> [What the exercise asks]:
All of the lines below are to be transcribed faithfully, with pictures excluded from the copy.

> [Supplied data]:
+-------+

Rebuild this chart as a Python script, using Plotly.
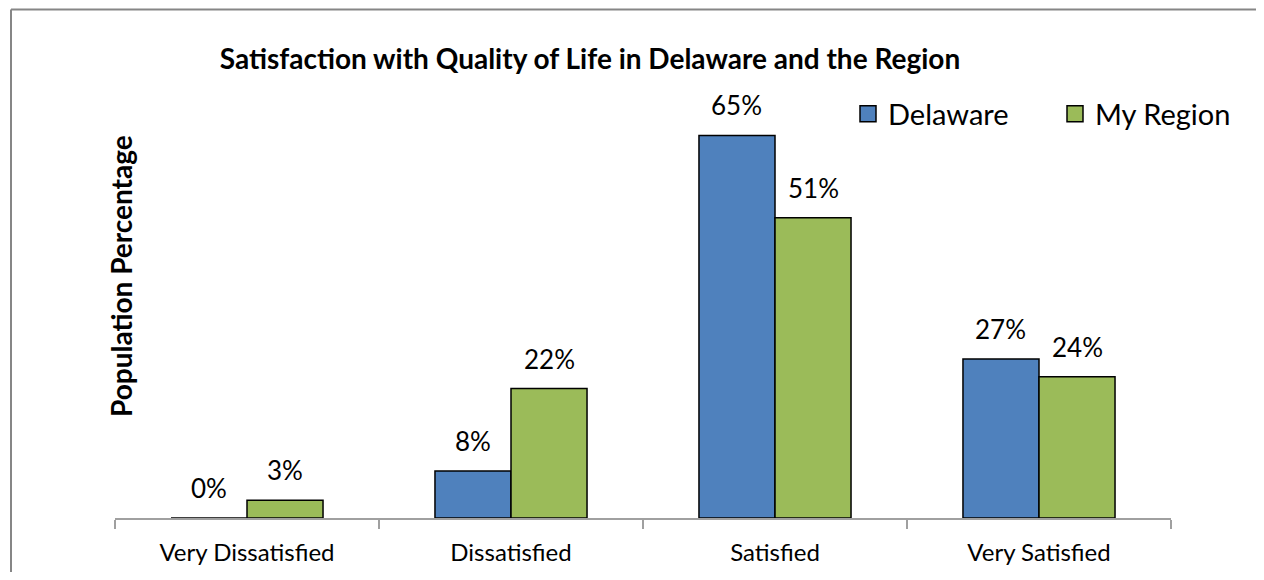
import plotly.graph_objects as go

categories = ["Very Dissatisfied", "Dissatisfied", "Satisfied", "Very Satisfied"]
delaware = [0, 8, 65, 27]
my_region = [3, 22, 51, 24]

FONT = "Lato"
BLUE = "#4F81BD"
GREEN = "#9BBB59"

# the page body adds an 8px margin all round, so keep the figure inside the window
OFF = 8
W, H = 1264 - 2 * OFF, 580 - 2 * OFF
# plot area in window pixels: x 115..1171, y 106..518
L, T = 115 - OFF, 106 - OFF
R, B = W - (1171 - OFF), H - (518 - OFF)
PW, PH = W - L - R, H - T - B


def px_x(x):
    return (x - OFF - L) / PW


def px_y(y):
    return (H - B - (y - OFF)) / PH


fig = go.Figure()
for name, vals, col in (("Delaware", delaware, BLUE), ("My Region", my_region, GREEN)):
    fig.add_trace(go.Bar(x=categories, y=vals, name=name, showlegend=False,
                         marker=dict(color=col, line=dict(color="black", width=1.5))))
    # legend-only marker so the legend square is larger than the bar default
    fig.add_trace(go.Scatter(x=[None], y=[None], mode="markers", name=name,
                             marker=dict(symbol="square", size=19, color=col,
                                         line=dict(color="black", width=1.5))))

# value labels above each bar
half = 0.144
for i, (d, r) in enumerate(zip(delaware, my_region)):
    for off, v in ((-half, d), (half, r)):
        fig.add_annotation(x=i + off, y=v, text=f"{v}%", showarrow=False,
                           xanchor="center", yanchor="bottom", yshift=12,
                           font=dict(family=FONT, size=26, color="black"))

# y-axis title
fig.add_annotation(text="<b>Population Percentage</b>", textangle=-90,
                   xref="paper", yref="paper", x=px_x(121), y=px_y(276),
                   xanchor="center", yanchor="middle",
                   showarrow=False, font=dict(family=FONT, size=28, color="black"))

# cut-off figure caption at very top
fig.add_annotation(text="<b>Fig. 3</b>", xref="paper", yref="paper",
                   x=px_x(14), y=px_y(5), xanchor="left", yanchor="bottom",
                   showarrow=False, font=dict(family=FONT, size=20, color="black"))

# outer frame: only the left and top edges are inside the picture
frame = dict(color="#868686", width=2)
fig.add_shape(type="line", xref="paper", yref="paper",
              x0=px_x(11), x1=px_x(11), y0=px_y(600), y1=px_y(9.5),
              line=frame, layer="below")
fig.add_shape(type="line", xref="paper", yref="paper",
              x0=px_x(11), x1=px_x(1290), y0=px_y(9.5), y1=px_y(9.5),
              line=frame, layer="below")

fig.update_layout(
    width=W, height=H,
    margin=dict(l=L, r=R, t=T, b=B, autoexpand=False),
    paper_bgcolor="white", plot_bgcolor="white",
    barmode="group", bargap=0.424, bargroupgap=0,
    title=dict(text="<b>Satisfaction with Quality of Life in Delaware and the Region</b>",
               x=(590 - OFF) / W, xanchor="center", xref="container",
               y=1 - (59 - OFF) / H, yanchor="middle", yref="container",
               font=dict(family=FONT, size=28, color="black")),
    legend=dict(orientation="h", x=px_x(848), xanchor="left",
                y=px_y(114), yanchor="middle",
                font=dict(family=FONT, size=29, color="black"),
                entrywidth=162, entrywidthmode="pixels",
                bgcolor="rgba(0,0,0,0)"),
    font=dict(family=FONT, color="black"),
)
fig.update_xaxes(showline=True, linecolor="#A0A0A0", linewidth=2,
                 ticks="outside", tickson="boundaries", ticklen=9, tickwidth=2,
                 tickcolor="#A0A0A0", ticklabelstandoff=12,
                 tickfont=dict(family=FONT, size=24, color="black"),
                 showgrid=False, fixedrange=True)
fig.update_yaxes(visible=False, range=[0, 70], showgrid=False, zeroline=False)

fig.write_html("out.html")
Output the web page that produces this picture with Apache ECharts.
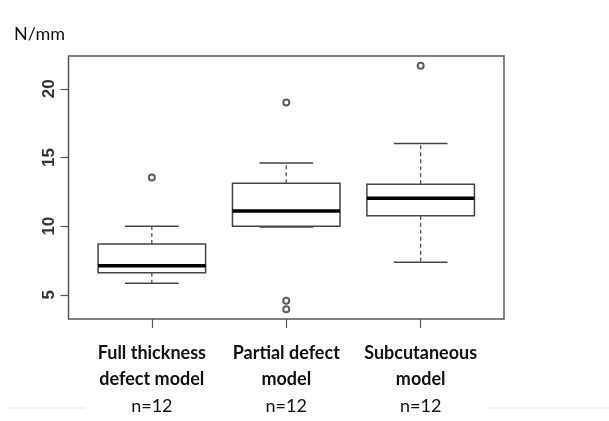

+-------+

> [Response]:
Rebuild this chart as a Python script, using Plotly.
import plotly.graph_objects as go

categories = ["Very Dissatisfied", "Dissatisfied", "Satisfied", "Very Satisfied"]
delaware = [0, 8, 65, 27]
my_region = [3, 22, 51, 24]

FONT = "Lato"
BLUE = "#4F81BD"
GREEN = "#9BBB59"

# the page body adds an 8px margin all round, so keep the figure inside the window
OFF = 8
W, H = 1264 - 2 * OFF, 580 - 2 * OFF
# plot area in window pixels: x 115..1171, y 106..518
L, T = 115 - OFF, 106 - OFF
R, B = W - (1171 - OFF), H - (518 - OFF)
PW, PH = W - L - R, H - T - B


def px_x(x):
    return (x - OFF - L) / PW


def px_y(y):
    return (H - B - (y - OFF)) / PH


fig = go.Figure()
for name, vals, col in (("Delaware", delaware, BLUE), ("My Region", my_region, GREEN)):
    fig.add_trace(go.Bar(x=categories, y=vals, name=name, showlegend=False,
                         marker=dict(color=col, line=dict(color="black", width=1.5))))
    # legend-only marker so the legend square is larger than the bar default
    fig.add_trace(go.Scatter(x=[None], y=[None], mode="markers", name=name,
                             marker=dict(symbol="square", size=19, color=col,
                                         line=dict(color="black", width=1.5))))

# value labels above each bar
half = 0.144
for i, (d, r) in enumerate(zip(delaware, my_region)):
    for off, v in ((-half, d), (half, r)):
        fig.add_annotation(x=i + off, y=v, text=f"{v}%", showarrow=False,
                           xanchor="center", yanchor="bottom", yshift=12,
                           font=dict(family=FONT, size=26, color="black"))

# y-axis title
fig.add_annotation(text="<b>Population Percentage</b>", textangle=-90,
                   xref="paper", yref="paper", x=px_x(121), y=px_y(276),
                   xanchor="center", yanchor="middle",
                   showarrow=False, font=dict(family=FONT, size=28, color="black"))

# cut-off figure caption at very top
fig.add_annotation(text="<b>Fig. 3</b>", xref="paper", yref="paper",
                   x=px_x(14), y=px_y(5), xanchor="left", yanchor="bottom",
                   showarrow=False, font=dict(family=FONT, size=20, color="black"))

# outer frame: only the left and top edges are inside the picture
frame = dict(color="#868686", width=2)
fig.add_shape(type="line", xref="paper", yref="paper",
              x0=px_x(11), x1=px_x(11), y0=px_y(600), y1=px_y(9.5),
              line=frame, layer="below")
fig.add_shape(type="line", xref="paper", yref="paper",
              x0=px_x(11), x1=px_x(1290), y0=px_y(9.5), y1=px_y(9.5),
              line=frame, layer="below")

fig.update_layout(
    width=W, height=H,
    margin=dict(l=L, r=R, t=T, b=B, autoexpand=False),
    paper_bgcolor="white", plot_bgcolor="white",
    barmode="group", bargap=0.424, bargroupgap=0,
    title=dict(text="<b>Satisfaction with Quality of Life in Delaware and the Region</b>",
               x=(590 - OFF) / W, xanchor="center", xref="container",
               y=1 - (59 - OFF) / H, yanchor="middle", yref="container",
               font=dict(family=FONT, size=28, color="black")),
    legend=dict(orientation="h", x=px_x(848), xanchor="left",
                y=px_y(114), yanchor="middle",
                font=dict(family=FONT, size=29, color="black"),
                entrywidth=162, entrywidthmode="pixels",
                bgcolor="rgba(0,0,0,0)"),
    font=dict(family=FONT, color="black"),
)
fig.update_xaxes(showline=True, linecolor="#A0A0A0", linewidth=2,
                 ticks="outside", tickson="boundaries", ticklen=9, tickwidth=2,
                 tickcolor="#A0A0A0", ticklabelstandoff=12,
                 tickfont=dict(family=FONT, size=24, color="black"),
                 showgrid=False, fixedrange=True)
fig.update_yaxes(visible=False, range=[0, 70], showgrid=False, zeroline=False)

fig.write_html("out.html")
Output the web page that produces this picture with Apache ECharts.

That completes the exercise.